Incredible story behind famous photo of boy who fell from a jumbo jet

It's so haunting it's hard to believe it's real

Perhaps you’ve not seen this snap before and you’re already doubting it.

But as haunting as it is, this famous photo of a teenage boy falling from a jumbo jet is in fact real.

On 22 February 1970, Keith Sapsford made the tragic decision to climb into an airplane’s wheel-well to ‘see how to the rest of the world lives’.

The 14-year-old Aussie was desperate for adventure and snuck onto the tarmac at Sydney Airport, sneaking into the plane bound for Japan.

But tragically, Keith wasn’t aware that the compartment would reopen after liftoff, sending him plummeting 60 metres.

And at that same moment, amateur photographer John Gilpin was taking photos at the airport.

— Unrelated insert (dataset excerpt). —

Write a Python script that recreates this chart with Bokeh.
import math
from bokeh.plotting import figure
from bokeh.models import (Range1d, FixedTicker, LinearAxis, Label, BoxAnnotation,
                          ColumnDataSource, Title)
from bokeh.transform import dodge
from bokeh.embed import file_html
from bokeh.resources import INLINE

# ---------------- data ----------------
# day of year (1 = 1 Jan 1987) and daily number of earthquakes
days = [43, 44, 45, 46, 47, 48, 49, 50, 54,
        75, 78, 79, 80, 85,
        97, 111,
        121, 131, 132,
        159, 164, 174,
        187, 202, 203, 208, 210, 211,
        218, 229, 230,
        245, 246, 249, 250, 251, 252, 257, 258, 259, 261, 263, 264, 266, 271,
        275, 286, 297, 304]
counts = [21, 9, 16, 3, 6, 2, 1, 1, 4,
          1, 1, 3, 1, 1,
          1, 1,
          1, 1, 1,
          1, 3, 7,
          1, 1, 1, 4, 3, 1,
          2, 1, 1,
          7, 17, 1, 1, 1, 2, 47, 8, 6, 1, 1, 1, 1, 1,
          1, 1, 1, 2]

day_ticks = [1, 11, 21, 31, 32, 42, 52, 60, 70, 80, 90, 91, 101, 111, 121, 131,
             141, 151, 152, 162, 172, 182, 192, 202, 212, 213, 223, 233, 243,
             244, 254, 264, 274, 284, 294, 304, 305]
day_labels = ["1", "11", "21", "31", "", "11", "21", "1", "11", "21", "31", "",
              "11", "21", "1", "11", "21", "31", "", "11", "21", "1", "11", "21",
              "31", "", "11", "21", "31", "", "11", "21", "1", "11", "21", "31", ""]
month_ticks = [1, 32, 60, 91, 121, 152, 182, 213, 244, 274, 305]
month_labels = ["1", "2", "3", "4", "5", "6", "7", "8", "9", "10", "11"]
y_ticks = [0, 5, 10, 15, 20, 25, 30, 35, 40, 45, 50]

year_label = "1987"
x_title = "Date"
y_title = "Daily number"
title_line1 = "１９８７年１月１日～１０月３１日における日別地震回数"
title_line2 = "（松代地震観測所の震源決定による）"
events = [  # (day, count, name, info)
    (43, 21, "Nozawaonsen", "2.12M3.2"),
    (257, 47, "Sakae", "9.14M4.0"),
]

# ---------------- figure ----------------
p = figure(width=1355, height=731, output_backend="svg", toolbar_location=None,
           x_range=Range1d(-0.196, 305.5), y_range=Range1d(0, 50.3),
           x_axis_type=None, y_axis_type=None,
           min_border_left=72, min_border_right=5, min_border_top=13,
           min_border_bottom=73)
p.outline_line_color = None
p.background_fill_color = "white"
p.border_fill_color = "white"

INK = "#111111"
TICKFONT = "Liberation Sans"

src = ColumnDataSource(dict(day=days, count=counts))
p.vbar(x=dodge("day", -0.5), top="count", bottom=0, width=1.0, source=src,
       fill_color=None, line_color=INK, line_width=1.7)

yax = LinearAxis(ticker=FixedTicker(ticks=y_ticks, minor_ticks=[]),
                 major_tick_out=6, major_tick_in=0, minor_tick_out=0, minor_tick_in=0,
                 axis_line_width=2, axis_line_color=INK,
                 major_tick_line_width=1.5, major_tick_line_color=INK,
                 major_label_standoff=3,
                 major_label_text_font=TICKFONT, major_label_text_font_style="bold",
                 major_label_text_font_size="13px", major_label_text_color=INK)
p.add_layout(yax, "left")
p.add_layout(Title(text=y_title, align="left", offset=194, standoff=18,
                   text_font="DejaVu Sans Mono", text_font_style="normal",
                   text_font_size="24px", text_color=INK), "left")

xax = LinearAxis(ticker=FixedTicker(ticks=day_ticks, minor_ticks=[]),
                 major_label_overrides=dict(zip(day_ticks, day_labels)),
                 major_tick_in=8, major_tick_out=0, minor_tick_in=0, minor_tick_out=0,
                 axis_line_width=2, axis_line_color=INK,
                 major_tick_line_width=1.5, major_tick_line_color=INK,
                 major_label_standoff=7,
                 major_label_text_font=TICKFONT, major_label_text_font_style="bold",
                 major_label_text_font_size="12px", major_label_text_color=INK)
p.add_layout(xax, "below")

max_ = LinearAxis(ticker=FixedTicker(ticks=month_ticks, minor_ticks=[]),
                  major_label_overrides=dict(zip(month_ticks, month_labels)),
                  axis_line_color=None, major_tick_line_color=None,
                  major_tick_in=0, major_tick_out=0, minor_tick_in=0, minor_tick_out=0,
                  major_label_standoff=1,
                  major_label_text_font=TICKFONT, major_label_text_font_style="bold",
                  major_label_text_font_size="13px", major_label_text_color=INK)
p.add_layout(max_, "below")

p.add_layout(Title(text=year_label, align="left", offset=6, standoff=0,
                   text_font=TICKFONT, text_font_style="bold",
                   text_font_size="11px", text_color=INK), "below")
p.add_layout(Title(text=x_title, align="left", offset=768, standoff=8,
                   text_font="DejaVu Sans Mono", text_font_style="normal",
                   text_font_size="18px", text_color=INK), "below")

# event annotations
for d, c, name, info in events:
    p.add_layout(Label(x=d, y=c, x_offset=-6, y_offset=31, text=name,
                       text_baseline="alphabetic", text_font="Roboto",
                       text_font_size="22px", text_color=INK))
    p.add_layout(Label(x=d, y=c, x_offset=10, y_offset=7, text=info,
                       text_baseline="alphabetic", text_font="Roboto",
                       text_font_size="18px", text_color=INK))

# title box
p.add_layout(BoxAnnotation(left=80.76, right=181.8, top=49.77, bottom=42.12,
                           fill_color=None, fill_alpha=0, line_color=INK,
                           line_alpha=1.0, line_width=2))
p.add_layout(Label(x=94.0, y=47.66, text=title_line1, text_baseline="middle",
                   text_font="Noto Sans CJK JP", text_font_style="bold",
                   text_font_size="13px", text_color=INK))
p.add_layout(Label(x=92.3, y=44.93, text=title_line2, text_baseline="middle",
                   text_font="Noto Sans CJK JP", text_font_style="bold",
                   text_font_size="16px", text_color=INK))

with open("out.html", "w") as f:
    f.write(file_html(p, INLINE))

The photographer didn't even realise he'd captured it.
John Gilpin

He didn’t even realise he’d captured the teen’s last moments until about a week later when he developed the film.

Keith’s family had not long since taken an overseas trip to quench his thirst for travel.

On 23 February 1970, the Associated Press reported that his father, Charles Sapsford, said: "All my son wanted to do was to see the world. He had itchy feet. His determination to see how the rest of the world lives has cost him his life."

Once the family returned from their travels, Keith had an 'urge to keep on the move' and was restless in their hometown of Randwick, New South Wales.

This was when Charles made the decision to send his son to a Roman Catholic Institution in Sydney to 'straighten him out', but the young boy ran away a number of times.

Sydney Airport.
stellalevi/Getty Images

After only two weeks there, he escaped pretty easily and headed to Sydney Airport where he managed to get onto the runway and climb into the wheel-well of a Japan Airlines plane destined for Tokyo.

It took a couple of hours for the plane to head off while Keith waited in the compartment.

The MailOnline reported that technicians believed the boy - who was dressed in shorts and a short-sleeved shirt - was unaware the latch would reopen after take-off to bring the wheel back inside, which is when he fell.

According to doctors, Keith would have most likely died on the journey even without falling, due to the freezing altitude temperatures and lack of oxygen.

Tragically, Charles explained how he had previously spoken to Keith about a Spanish boy who died hiding inside the undercarriage of a plane just months before the incident.